Adam Sanders Hoping He’s ‘About To’ Score a Breakthrough With New Single
Adam Sanders is best-known to country music fans through songs he's written for other artists, but he's taking his best shot so far at solo recognition with the release of his new single, "About To."
Sanders has garnered some positive attention already. His 2014 debut single, "Nothin’ to Do But Drink," was a Highway Finds track on SiriusXM. In 2015 Spotify chose the rising singer as of country’s Ones to Watch.
His second single, "Somewhere That You Don’t Go," was another Highway Finds selection in 2015, and Sander is hopeful that "About To" shows a completely different side of his artistry. The track begins sparsely with his vocals over simple piano chords, then builds into a soul-country jam with synthesized percussion and sound effects for an ultra-modern twist on country music.
To me, today is just one day to get better and continue to work on my craft.
"I think each single that we've released, we've tried to show depth, and just tried to show growth as an artist," Sanders tells Taste of Country. "This single, compared to any other ones that I've released in the past, is a 180-degree difference, in my opinion. It was just fun to release something that we could experiment with some new sounds, and go to boundaries a little bit to show a side that fans haven't seen of me as an artist."
The North Florida native took up music very early on, and he used to spend summers with his father in Nashville. His uncle is Scotty Sanders, a widely-respected musician in the Music City scene, and he was the first one who encouraged Sanders to write his own songs as a way into the business. Sanders also got some early insight into the recording process by shadowing him at recording sessions, giving him a little bit of an edge when he first went in to record his own songs.
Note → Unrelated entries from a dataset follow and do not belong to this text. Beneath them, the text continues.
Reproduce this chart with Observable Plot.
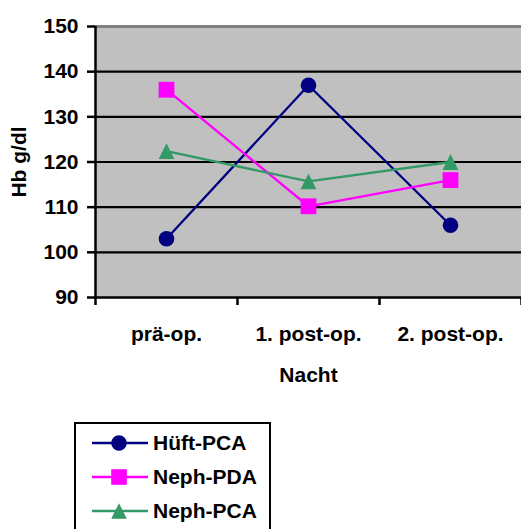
<!DOCTYPE html>
<html>
<head>
<meta charset="utf-8">
<script src="https://cdn.jsdelivr.net/npm/d3@7"></script>
<script src="https://cdn.jsdelivr.net/npm/@observablehq/plot@0.6"></script>
<style>
  html, body { margin: 0; padding: 0; background: #ffffff; }
  body { width: 521px; height: 529px; position: relative; overflow: hidden; font-family: "Liberation Sans", Arial, sans-serif; }
  #legend { position: absolute; left: 74px; top: 422px; width: 193px; height: 130px; border: 2px solid #000; padding-top: 2px; box-sizing: content-box; }
  .row { height: 34px; display: flex; align-items: center; font-weight: bold; font-size: 21px; color: #000; }
  .row svg { margin-left: 16px; margin-right: 5px; }
</style>
</head>
<body>
<div id="chart"></div>
<div id="legend"></div>
<script>
// ---- data ----
const categories = ["prä-op.", "1. post-op.", "2. post-op."];
const seriesNames = ["Hüft-PCA", "Neph-PDA", "Neph-PCA"];
const hueftPCA = [103, 137, 106];
const nephPDA = [136, 110.2, 116];
const nephPCA = [122.4, 115.7, 120];
const yTicks = [90, 100, 110, 120, 130, 140, 150];
const yLabel = "Hb g/dl";
const xLabel = "Nacht";

// ---- styles ----
const colors = ["#000080", "#ff00ff", "#339966"];
const squareSym = { draw(ctx, size) { const r = Math.sqrt(size / Math.PI); ctx.rect(-r, -r, 2 * r, 2 * r); } };
const triangleSym = { draw(ctx, size) { const r = Math.sqrt(size / Math.PI); ctx.moveTo(0, -r); ctx.lineTo(r, r); ctx.lineTo(-r, r); ctx.closePath(); } };
const symbols = [d3.symbolCircle, squareSym, triangleSym];
const font = "'Liberation Sans', Arial, sans-serif";

const seriesValues = [hueftPCA, nephPDA, nephPCA];
const rows = seriesNames.flatMap((name, si) =>
  seriesValues[si].map((v, i) => ({ series: name, si, x: i + 0.5, cat: categories[i], y: v }))
);
const boundaries = d3.range(categories.length + 1);
const centers = categories.map((c, i) => i + 0.5);

const marks = [
  Plot.frame({ fill: "#c0c0c0", stroke: null }),
  Plot.ruleY(yTicks.filter(t => t > yTicks[0] && t < yTicks[yTicks.length - 1]), { stroke: "#000", strokeWidth: 2.2 }),
  Plot.ruleY([yTicks[yTicks.length - 1]], { stroke: "#808080", strokeWidth: 3 }),
  Plot.ruleY([yTicks[0]], { stroke: "#000", strokeWidth: 2.5 }),
  Plot.ruleX([0], { stroke: "#000", strokeWidth: 2.5 }),
  Plot.axisY({ ticks: yTicks, tickSize: 8, tickPadding: 9, stroke: "#000", strokeWidth: 2.5, label: null, tickFormat: d => String(d) }),
  Plot.axisX({ ticks: boundaries, tickSize: 8, stroke: "#000", strokeWidth: 2.5, tickFormat: () => "", label: null }),
  Plot.axisX({ ticks: centers, tickSize: 0, tickPadding: 29, tickFormat: d => categories[Math.floor(d)], label: null }),
  Plot.text([yLabel], { text: d => d, frameAnchor: "left", rotate: -90, dx: -76, textAnchor: "middle", lineAnchor: "middle" }),
  Plot.text([xLabel], { text: d => d, frameAnchor: "bottom", dy: 78, textAnchor: "middle", lineAnchor: "middle" })
];
seriesNames.forEach((name, si) => {
  const data = rows.filter(d => d.si === si);
  marks.push(Plot.line(data, { x: "x", y: "y", stroke: colors[si], strokeWidth: 2.3 }));
  if (si === 0) {
    marks.push(Plot.dot(data, { x: "x", y: "y", r: 7.8, fill: colors[si], stroke: null }));
  } else {
    marks.push(Plot.dot(data, { x: "x", y: "y", r: 7.9, symbol: symbols[si], fill: colors[si], stroke: null }));
  }
});

const chart = Plot.plot({
  width: 521,
  height: 400,
  marginLeft: 95,
  marginRight: 0,
  marginTop: 26,
  marginBottom: 103,
  x: { type: "linear", domain: [0, categories.length], axis: null },
  y: { type: "linear", domain: [yTicks[0], yTicks[yTicks.length - 1]], axis: null },
  style: { fontFamily: font, fontSize: "21px", fontWeight: "bold", background: "#ffffff", color: "#000", overflow: "visible" },
  marks
});
document.getElementById("chart").appendChild(chart);

// ---- legend ----
const legend = document.getElementById("legend");
seriesNames.forEach((name, si) => {
  const row = document.createElement("div");
  row.className = "row";
  const svg = d3.create("svg").attr("width", 56).attr("height", 20);
  svg.append("line").attr("x1", 0).attr("x2", 56).attr("y1", 10).attr("y2", 10)
    .attr("stroke", colors[si]).attr("stroke-width", 2.3);
  svg.append("path").attr("transform", "translate(27,10)")
    .attr("d", d3.symbol(symbols[si], Math.PI * 7.8 * 7.8)())
    .attr("fill", colors[si]);
  row.appendChild(svg.node());
  const span = document.createElement("span");
  span.textContent = name;
  row.appendChild(span);
  legend.appendChild(row);
});
</script>
</body>
</html>
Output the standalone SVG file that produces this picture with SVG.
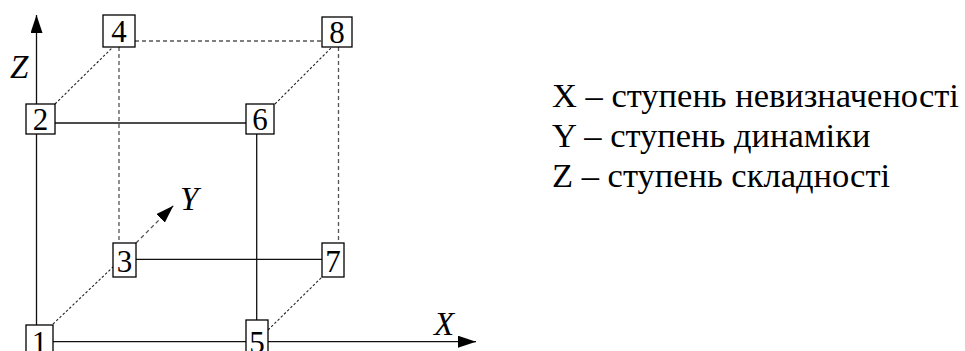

Still, he says, "I know just enough to be dangerous. There's guys out there that have a lot more experience than me. I just know, when I hear something I know when it sounds right, and I think learning the terminology of the session world and the recording world was something that I had to learn and am still learning today. So I definitely think it helped me to be thrown into the scene a little bit. But we're learning a little bit very day, and I don't think you'll ever learn everything that you think you should know."
Sanders established himself with cuts from Luke Bryan, Dustin Lynch, Cole Swindell, Dierks Bentley and Scotty McCreery, including two No. 1 hits; Swindell's "Aint Worth the Whiskey" and Lynch's "Hell of a Night."
"I just feel like I knew that songwriting is my strong suit, if you will, and I just focused on that, and I knew that it worked in the past for other artists that started writing songs and they started getting cuts, and then someone says, 'Well, why doesn't this guy sing them? He's writing them all,'" he shares. "So that was sort of my approach and my plan, and so far, so good. We're right where we want to be, but we still have a long way to go."
"Relationships are so key in how you treat people out on the road, and in any way in life," he observes. "So I just try to be helpful in any way that I can. My job as an opener is to get the crowd fired up and ready for the headlining act, and that's what we try to do every time we go out and open for someone, is just try to bring a party and a fun atmosphere, so that when they get onstage their job is a little easier."
He's working on an artist deal, with an eye toward releasing an entire album, and Sanders has a very specific vision of how he wants his career to play out.
"I want to be an artist that doesn't necessarily sing about one particular thing. I wanna be a guy that can sing a ballad and it be as country as you can make it, and then I wanna be a guy also who can sell out a stadium and sing fun, up-tempo songs," he shares. "So I think the album, when we get into that, is gonna show a lot of layers, because I think to have longevity in this business, you've got to be the guy that can do all of it."
He's aware that is going to entail much more hard work that's still in front of him.
"I realize this business is more of a marathon and not necessarily a sprint, and so to me, today is just one day to get better and continue to work on my craft," Sanders reflects. "I wanna be around for 20 or 30 years, one step up the mountain at a time."